You’re finally appearing in a normal, standard-rep opera in Seattle! Do you prefer working on a regular, popular opera like this one or the more offbeat repertory you've sung here before?
I prefer anything I feel good in, that I can learn—not too modern!—and enjoy singing. These two parts [Leone in Attila and the Bonze in Madama Butterfly] in Seattle this year have been very nicely exposed: I let out a big sound for about a minute, and, at my age, that’s about it!
How far back do you go with Madama Butterfly?
Butterfly was one of the very first roles I did when I was in the chorus in New Orleans back in the early ‘60s. I was a student at LSU and the conductor said, “Do you think you could do the Bonze, and Yamadori, too?” and I said, “Sure!” So I did ‘em, both, it must have been 48 or 49 years ago. That was the only time I sang Yamadori. I've done the Bonze since then in a few regional companies, and at New York City Opera, at the Met.
Who are some of the best Butterflys you remember?
There were a couple at the Met. Catherine Malfitano I thought was really wonderful.
Did you ever do it with Scotto? She would have been in the ‘70s.
No, I wasn’t at the Met when she was there. I think she retired just about the time I came in.
Photo by Elise Bakketun
When last we saw you, as Leone in Attila, you were a briefly-appearing religious figure of terrifying power. Same goes for this role. What else do these two characters have in common?
Well, he’s another religious nut, another extremist—-a fundamentalist—-who would just as soon beat Cio-Cio-San to death for leaving their religion. I think Leone probably felt the same way. So, yeah, they have a lot in common.
Have you ever known anyone like that?
No, thank goodness. I read about them in the newspaper. There are a few over in the Middle East right now. Some of the ayatollahs are religious extremists, who would literally kill an apostate for leaving their religion.
Even a member of his own family.
I think so. In our production, you see me moving toward her—-I think he would beat her, if Pinkerton didn't protect her. He would beat her.
There’s a neat moment Stage Director Peter Kazaras has added to the story here, between you and Butterfly’s mother.
Yes, she wants to comfort her daughter, and I won’t let her. We have excommunicated her, and you can’t go near her now. To you, she is dead, to all of us. Fundamentalist, and extreme. Sad, but true. The great tragedy of the opera is that, by doing what she has done, she has cut herself off from everything. That’s one of the reasons she turns down Yamadori. She’s waiting for Pinkerton, of course, but also she can’t go back.
Photo by Elise Bakketun
She’s not Japanese any more, or so she thinks. Speaking of Yamadori, many of the roles in this opera are very small: the Bonze, the other guys at the wedding, Yamadori.
Great for people starting out, or finishing, their careers!
Beyond getting a paycheck, what’s the satisfaction of performing these ‘cameo’ parts?
With an opera like this I get to sit and listen to the beautiful music and not worry about whether I’m going to run out of voice by the end, or get tired!
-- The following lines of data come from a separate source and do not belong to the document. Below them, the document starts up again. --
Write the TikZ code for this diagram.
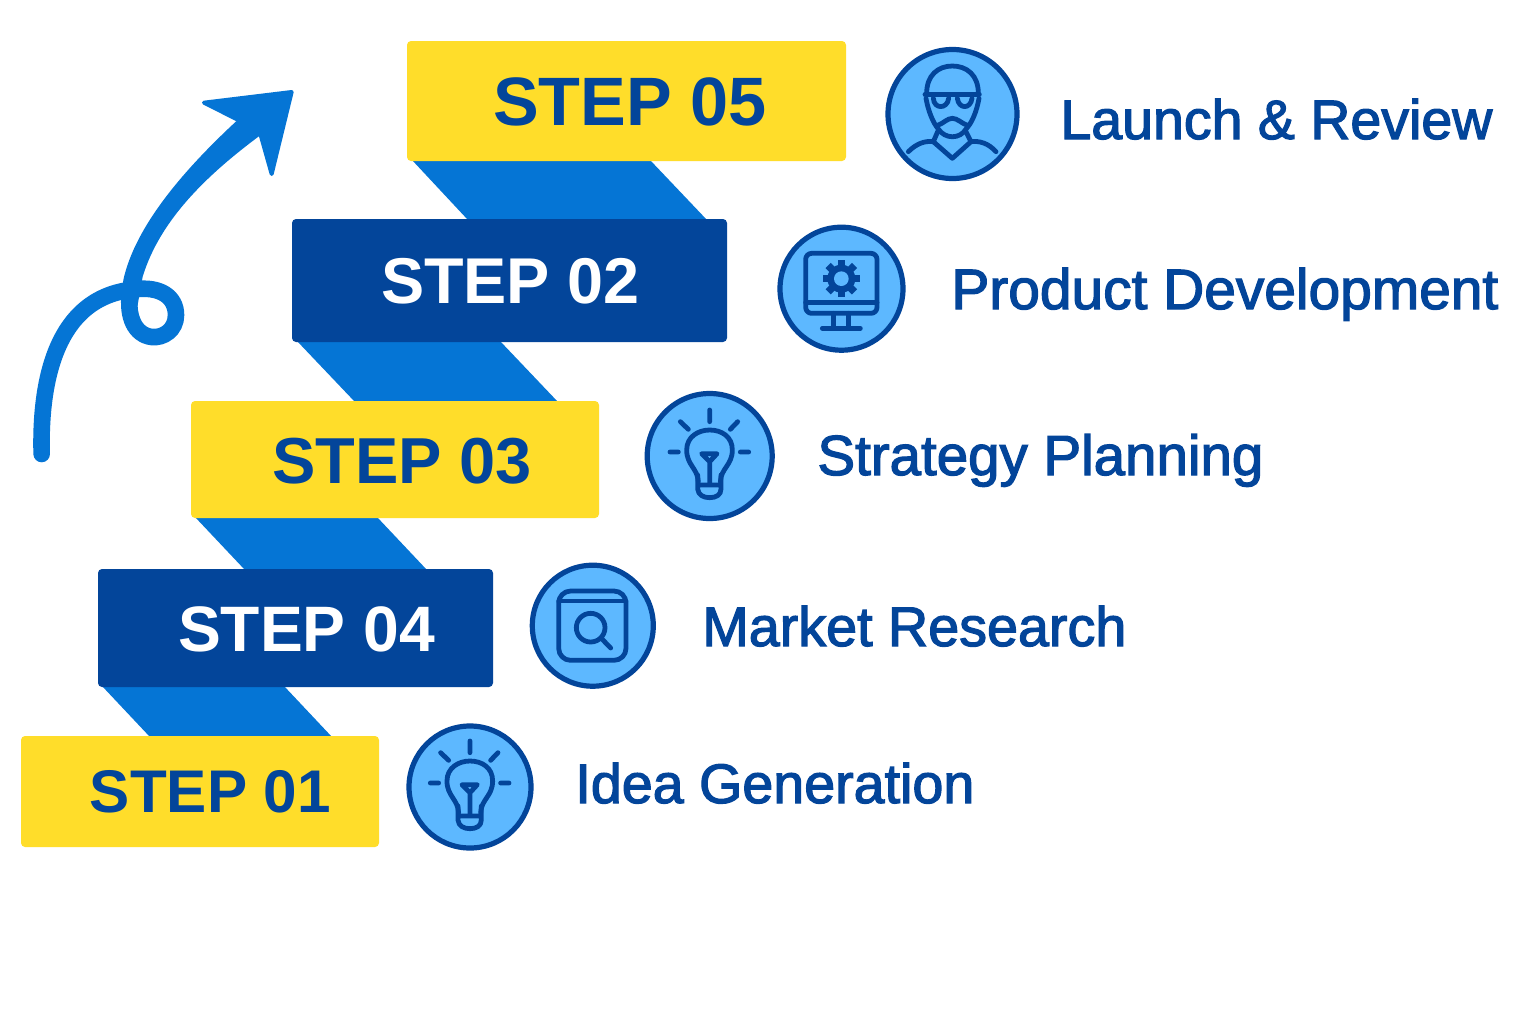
\documentclass[tikz,border=0pt]{standalone}
\usepackage{fontspec}
\setmainfont{Liberation Sans}
\newfontfamily\lblfont[FakeBold=2.2]{Liberation Sans}
\definecolor{sunny}{HTML}{FFDD2A}
\definecolor{navy}{HTML}{03459A}
\definecolor{ribbon}{HTML}{0575D5}
\definecolor{sky}{HTML}{5DB8FF}
\tikzset{
  stepbox/.style={rectangle,rounded corners=2pt,inner sep=0pt,outer sep=0pt},
  yellowbox/.style={stepbox,fill=sunny},
  navybox/.style={stepbox,fill=navy},
  ribbonband/.style={fill=ribbon},
  badge/.style={circle,draw=navy,fill=sky,line width=2.6pt,inner sep=0pt,outer sep=0pt},
  steptext/.style={anchor=base,inner sep=0pt,font=\bfseries\fontsize{34}{34}\selectfont},
  label/.style={anchor=base west,inner sep=0pt,text=navy},
  icon/.style={draw=navy,line width=2.4pt,line cap=round,line join=round},
  zoomed/.style 2 args={shift={(#1,#2)},scale=0.33333},
}
\newcommand{\fitw}[2]{\resizebox{\dimexpr#1pt/2\relax}{!}{\lblfont\fontsize{28}{28}\selectfont #2}}
\newcommand{\fits}[2]{\resizebox{\dimexpr#1pt/2\relax}{!}{\bfseries\fontsize{34}{34}\selectfont #2}}
\newcommand{\bulbicon}{%
  \draw[icon] (224,75)--(224,110) (136,110)--(160,133) (308,110)--(286,133)
    (105,201)--(130,201) (316,201)--(341,201);
  \draw[icon] (190,290) .. controls (188,250) and (155,240) .. (155,195)
    .. controls (155,155) and (190,135) .. (224,135)
    .. controls (260,135) and (292,155) .. (292,195)
    .. controls (292,240) and (258,250) .. (256,290);
  \draw[icon] (188,300)--(258,300) (188,270)--(188,312)
    .. controls (190,330) and (205,338) .. (224,338)
    .. controls (243,338) and (258,330) .. (258,312) -- (258,270);
  \draw[icon] (200,206)--(246,206)--(224,230)--cycle (224,230)--(224,298);
}
\begin{document}
\begin{tikzpicture}[x=0.5pt,y=-0.5pt]
\useasboundingbox (0,0) rectangle (1536,1024);
\fill[white] (0,0) rectangle (1536,1024);
% ribbons
\fill[ribbonband] (412,160)--(468,220)--(707,220)--(650,160)--cycle;
\fill[ribbonband] (297,341)--(355,402)--(558,402)--(500,341)--cycle;
\fill[ribbonband] (195,517)--(245,570)--(427,570)--(377,517)--cycle;
\fill[ribbonband] (102,686)--(150,737)--(332,737)--(284,686)--cycle;
% boxes
\node[yellowbox,minimum width=219.5pt,minimum height=60pt] (box5) at (626.5,101) {};
\node[navybox,minimum width=217.5pt,minimum height=61.5pt] (box2) at (509.5,280.5) {};
\node[yellowbox,minimum width=204pt,minimum height=58.5pt] (box3) at (395,459.5) {};
\node[navybox,minimum width=197.5pt,minimum height=59pt] (box4) at (295.5,628) {};
\node[yellowbox,minimum width=179pt,minimum height=55.5pt] (box1) at (200,791.5) {};
% step titles
\node[steptext,text=navy] (t5) at (630,125) {\fits{274}{STEP 05}};
\node[steptext,text=white] (t2) at (510.5,303) {\fits{259}{STEP 02}};
\node[steptext,text=navy] (t3) at (402,483) {\fits{260}{STEP 03}};
\node[steptext,text=white] (t4) at (306.5,651) {\fits{257}{STEP 04}};
\node[steptext,text=navy] (t1) at (210.5,812) {\fits{241}{STEP 01}};
% badges
\node[badge,minimum size=64.5pt] (c5) at (952.5,114) {};
\node[badge,minimum size=61.5pt] (c2) at (841.5,288.7) {};
\node[badge,minimum size=62.5pt] (c3) at (709.7,456) {};
\node[badge,minimum size=60.5pt] (c4) at (592.8,625.7) {};
\node[badge,minimum size=61pt] (c1) at (470,787) {};
% labels
\node[label] (l5) at (1060,139) {\fitw{432}{Launch \& Review}};
\node[label] (l2) at (951,309) {\fitw{547}{Product Development}};
\node[label] (l3) at (817,475) {\fitw{446}{Strategy Planning}};
\node[label] (l4) at (702,646) {\fitw{424}{Market Research}};
\node[label] (l1) at (575,803) {\fitw{399}{Idea Generation}};
% person icon
\begin{scope}[zoomed={870}{30}]
  \draw[icon] (170,190) .. controls (170,135) and (205,108) .. (247,108)
     .. controls (290,108) and (325,135) .. (325,190);
  \draw[icon] (165,193)--(328,193);
  \draw[icon] (190,205) .. controls (192,238) and (232,238) .. (236,205);
  \draw[icon] (262,205) .. controls (266,238) and (302,238) .. (306,205);
  \draw[icon] (168,205) .. controls (175,245) and (190,280) .. (205,297)
     .. controls (225,328) and (270,328) .. (288,297)
     .. controls (305,280) and (320,245) .. (327,205);
  \draw[icon] (205,285) .. controls (220,280) and (232,265) .. (247,265)
     .. controls (262,265) and (275,280) .. (290,285);
  \draw[icon] (203,305)--(190,335)--(247,385)--(303,335)--(288,305);
  \draw[icon] (115,365) .. controls (140,340) and (165,332) .. (190,335);
  \draw[icon] (303,335) .. controls (330,332) and (355,340) .. (378,365);
\end{scope}
% monitor icon
\begin{scope}[zoomed={765}{215}]
  \draw[icon,rounded corners=3pt] (122,115) rectangle (336,295);
  \draw[icon] (122,263)--(336,263);
  \draw[icon] (206,295)--(206,340) (250,295)--(250,340) (172,340)--(286,340);
  \fill[navy] (229,191) circle (42);
  \foreach \a in {0,45,...,315} {
    \fill[navy,rotate around={\a:(229,191)}] (218,135) rectangle (240,160);
  }
  \fill[sky] (229,191) circle (22);
\end{scope}
% bulb icons
\begin{scope}[zoomed={635}{385}]
  \bulbicon
\end{scope}
\begin{scope}[zoomed={395.3}{716}]
  \bulbicon
\end{scope}
% browser icon
\begin{scope}[zoomed={520}{555}]
  \draw[icon,rounded corners=6pt] (116,108) rectangle (318,316);
  \draw[icon] (116,138)--(318,138);
  \draw[icon] (212,218) circle (43);
  \draw[icon] (246,252)--(272,279);
\end{scope}
% arrow
\begin{scope}[zoomed={20}{80}]
  \draw[ribbon,line width=8.3pt,line cap=round]
    (65,1122) .. controls (60,930) and (95,650) .. (345,628)
    .. controls (420,618) and (468,650) .. (468,705)
    .. controls (468,750) and (430,775) .. (395,771)
    .. controls (345,765) and (320,710) .. (330,640);
  \fill[ribbon] (303,680)--(310,600)
    .. controls (345,440) and (490,270) .. (655,118)
    -- (722,165)
    .. controls (560,285) and (420,420) .. (368,590)
    -- (352,680) -- cycle;
  \fill[ribbon,draw=ribbon,line width=2pt,line join=round]
    (552,68)--(815,36)--(755,282)--(722,165)--(655,120)--cycle;
\end{scope}
\end{tikzpicture}
\end{document}
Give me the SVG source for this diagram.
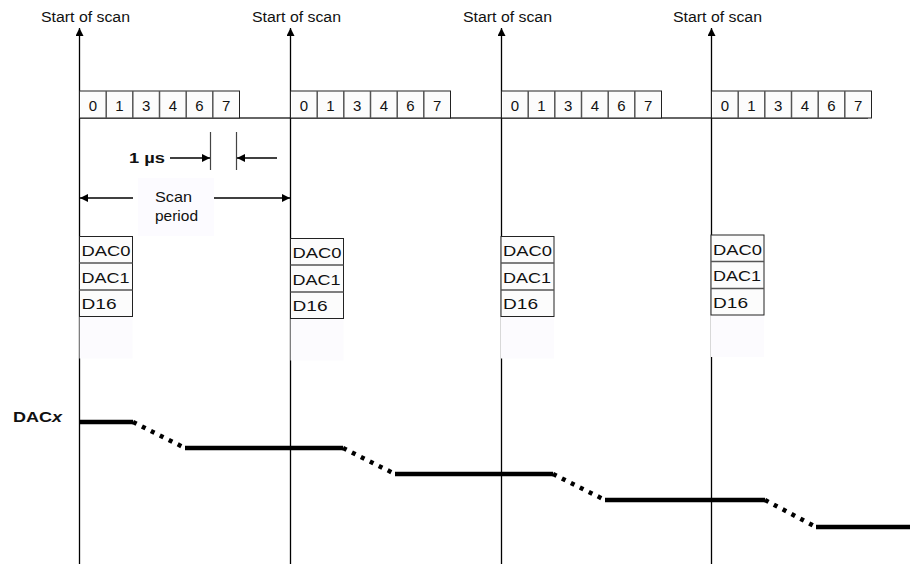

For most of my career I used to do all the leads, but for the last few years I’ve been doing all the supporting parts, and that’s fine. I’m about ready to wind it all up. The satisfaction in doing anything is you do it well, you’re still singing well, you don’t embarrass yourself.
How do you know if you’re doing a good job, with these very small parts? You barely have enough time to build a relationship with the audience.
Well, first you have to trust the director and conductor. Peter is a very good director; through experience with different directors, you learn which moves work, which make an impact. And you notice with the conductor here [Julian Kovatchev], with my one big excommunication line he takes the orchestra way down, and I sing straight out.
You’ve been singing opera for quite some time—this opera, almost 50 years. Can you generalize about how audiences have changed over the years?
Wow. I don't know...you’ve got a lot of older people, you’ve got a lot of younger people, you’ve got new people coming in all the time, who are just discovering the power of it, and the older people who, thank God, are still supporting it and dragging the new people to see it, and opening their eyes up. I think the opera audience, God bless ‘em, they’ve always been there, and I hope they always are.
And the new technology that makes possible our simulcast, on May 5...
Yes! How exciting. I’ve been to a few of the Met HD simulcasts. My one complaint is that, of course, it doesn’t sound the same as it does in the house. But the pluses are the camera-work, the close-ups, the backstage things; they take you behind the scenes and show you changing the scenery, working the props, adjusting the lighting and all that. I think that’s wonderful! Most of the audience never sees anything like that. The few people—family and friends—whom I’ve often taken on backstage tours, at the Met or in Chicago, they were amazed. It pulled them into it, gave them a greater appreciation of what went into putting on an opera. And that’s a wonderful thing to know when you’re sitting and enjoying a performance.